During the month of January 1942, as the Japanese forces were scrambling down through the thick jungles and the multitude of rubber plantations on the Malay Peninsula towards the island of Singapore, the senior staff at the radio station MBC Singapore began to lay tentative plans for an alternative Radio Singapore. Heading up the planning for the possible implementation of a set of alternative strategies was an Englishman, Mr. Alan Rose.
On Sunday February 1, 1942, the Japanese armed forces were at the southern edge of the Malay peninsula, poised for an invasion of Singapore Island itself. It was time to act.
At 9:00 am, some 40 key MBC radio personnel in Singapore received a message: Take what you can, personal items, and enough food for a week, and go. These senior staff personnel, led by Alan Rose, were announcers, radio engineers, radio monitors and news reporters.
They boarded the first boat available which happened to be a Dutch cattle boat. Moving quietly at night, and sheltering hidden during the day, they arrived at Batavia (Jakarta) four days later, on the morning of Thursday February 5 (1942). These evacuated radio personnel were received kindly in Batavia, and they were quickly granted living accommodations, and part of a building for use as offices and an on air studio, as Radio Singapore.
The first test broadcasts from Radio Malaya Batavia were transmitted from the NIROM high powered shortwave station at Bandoeng, some 70 miles south east from Batavia, on Monday evening February 9 (1942). The transmitter power in Bandoeng was rated at either 40 kW or 60 kW.

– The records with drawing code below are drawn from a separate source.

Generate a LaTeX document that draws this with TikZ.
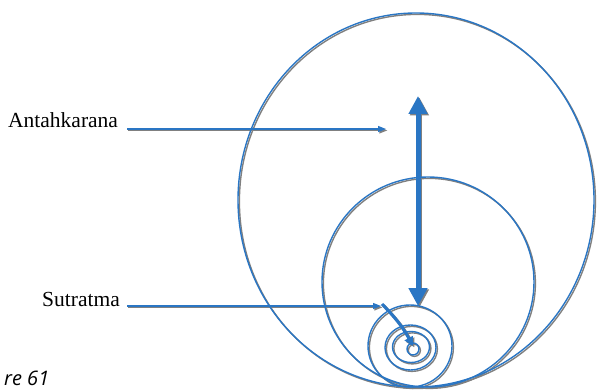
\documentclass[tikz,border=0pt]{standalone}
\usepackage{fontspec}
\setmainfont{Liberation Serif}
\newfontfamily\capfont{Open Sans}
\usetikzlibrary{arrows.meta,shapes.geometric}
\definecolor{diagblue}{RGB}{42,118,196}
\definecolor{shade}{RGB}{128,128,128}
\tikzset{
  ring/.style={ellipse, inner sep=0pt, draw=#1, line width=1.4pt},
  thinarrow/.style={draw=#1, line width=1.3pt, -{Triangle[length=8pt,width=6pt]}},
  bigarrow/.style={draw=#1, line width=5pt, {Triangle[length=18pt,width=18pt]}-{Triangle[length=18pt,width=18pt]}},
  midarrow/.style={draw=#1, line width=3pt, -{Triangle[length=9pt,width=9pt]}},
  label/.style={font=\fontsize{21.5}{25}\selectfont, text=black, inner sep=0pt, anchor=base west}
}
\newcommand{\figshapes}[2]{%
  \node[ring=#1, minimum width=356pt, minimum height=374pt] (big#2) at (416,200) {};
  \node[ring=#1, minimum width=212pt, minimum height=210pt] (mid#2) at (428,282) {};
  \node[ring=#1, minimum width=84pt, minimum height=82pt] (sa#2) at (410,346) {};
  \node[ring=#1, minimum width=51pt, minimum height=45pt] (sb#2) at (410.5,347.5) {};
  \node[ring=#1, minimum width=37pt, minimum height=31pt] (sc#2) at (411,347) {};
  \node[ring=#1, minimum width=12pt, minimum height=12pt] (sd#2) at (413,349) {};
  \draw[bigarrow=#1] (top#2) -- (bot#2);
  \draw[midarrow=#1] (dstart#2) to[bend left=8] (dend#2);
  \draw[thinarrow=#1] (antline#2) -- (anttip#2);
  \draw[thinarrow=#1] (sutline#2) -- (suttip#2);
}
\begin{document}
\begin{tikzpicture}[x=1pt,y=-1pt]
\useasboundingbox (0,0) rectangle (597,390);
% shadow layer
\begin{scope}[shift={(1.4,1.4)}]
  \coordinate (tops) at (418,96);
  \coordinate (bots) at (418,306);
  \coordinate (dstarts) at (382,304);
  \coordinate (dends) at (413,346);
  \coordinate (antlines) at (127,129);
  \coordinate (anttips) at (386,129);
  \coordinate (sutlines) at (127,306);
  \coordinate (suttips) at (381,306);
  \figshapes{shade}{s}
\end{scope}
\coordinate (top) at (418,96);
\coordinate (bot) at (418,306);
\coordinate (dstart) at (382,304);
\coordinate (dend) at (413,346);
\coordinate (antline) at (127,129);
\coordinate (anttip) at (386,129);
\coordinate (sutline) at (127,306);
\coordinate (suttip) at (381,306);
\figshapes{diagblue}{}
\node[label] (ant) at (8,128) {Antahkarana};
\node[label] (sut) at (42,306) {Sutratma};
\node[font=\capfont\itshape\fontsize{20}{24}\selectfont, inner sep=0pt, anchor=base west] (fig) at (4,385) {re 61};
\end{tikzpicture}
\end{document}
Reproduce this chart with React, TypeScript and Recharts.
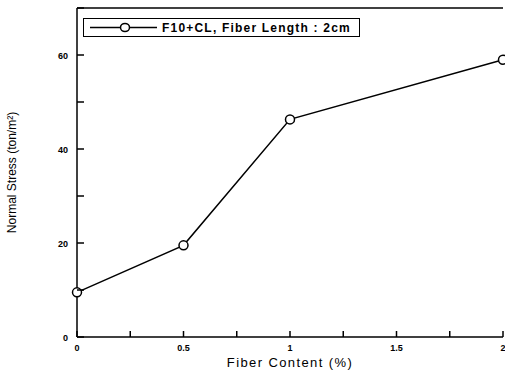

This first historic broadcast consisted of news bulletins in English and Asian languages, and it was broadcast on a shortwave channel that was normally in use by Radio Malaya in Singapore. Interestingly, Radio Malaya in Singapore picked up the live broadcast from their personnel at Batavia on Java Island and they relayed the programming on another of their own regular shortwave channels.
Next day (Tuesday February 10, 1942), the two shortwave stations, Radio Malaya in Singapore and Radio Malaya in Batavia, coordinated their activities, with the possibility that all programming for Radio Malaya Singapore would be transferred from Singapore to Batavia. And that is exactly what happened.
For the next 2½ weeks, the Radio Malaya programming was assembled, not in Singapore but in Batavia on Java Island, and it was broadcast from Bandoeng. The outside world was not aware of this subtle change. In fact even the BBC in London quoted news from this new and temporary Radio Malaya Batavia, attributing the news reports as from Singapore, not Batavia.
A perusal of a dozen different series of shortwave magazines back then yields only one monitored logging of Radio Malaya during the 2½ week Batavia era. The Australian Radio and Hobbies magazine for April 1942, page 56 states:
ZHP1 9705 kHz 30.9 m Singapore Straits Settlements: Has been heard on a few occasions with English announcer just as before.
Yes, it was indeed a logging of Radio Malaya on one of their regular shortwave channels, 9705 kHz. No, that broadcast was not on the air from ZHP1 in Singapore; the Singapore station was absolutely dead, and the Japanese were in control of the island and what was left of the radio station. Yes, that program was broadcast from the new and temporary Radio Malaya across the waterways in Batavia, Indonesia.